When I asked this question about aural learning and attempted to have this as a public discussion at my university last fall, I distinctly remember a few of the white faculty laughing (and later making jokes for what kind of song I could use on my website, as if they might ever know enough about black music to even step into my office with a suggestion). Clearly, I do not consider myself, my scholarship, or my questions about digital spaces for youth of color an issue of humor or comedy. These faculty members seemed to think it was a funny thing to interrogate the meanings of sound in digital spaces as irrelevant or esoteric to the concerns of teaching, technology at our university, and to a multimedia age (yes, this is an absurd response to sound, as in… M.E.D.I.A…. A.G.E… the irony has not been lost on me). I highlight the fact that these faculty were white, most of whom are compositionists, because I hold their sentiment in stark contrast to what I see as a clear-cut fact: every BLACK revolution, rebellion, resistance movement has been sounded.
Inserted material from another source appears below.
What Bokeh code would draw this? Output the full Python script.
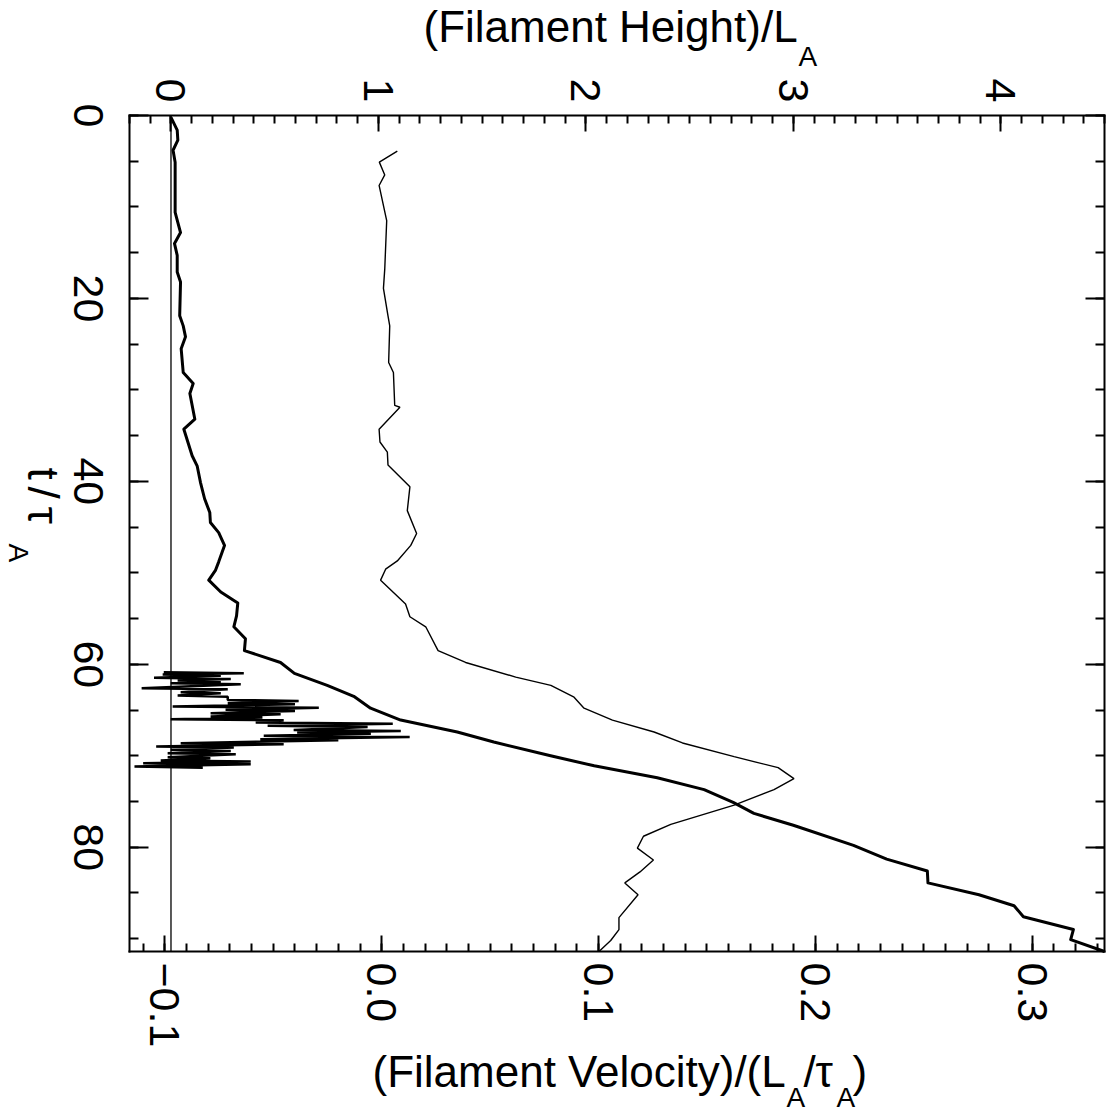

I mean, after all, Afrika Bambaataa chose to create a soul sonic force. So what might it mean, look like, sound like to teach a class about African American women’s rhetoric and include the music and the sound of black women’s voices in song, music, or speech in deeply contextual ways? What might it mean to teach a class, with the large numbers of black female students I always have, who probably have never HEARD black women in a college curriculum because white faculty think that’s a funny idea, even in the multimedia age? I am clear what side of the revolution these white folk are on and I am clear that I need to get me and my students on the other side.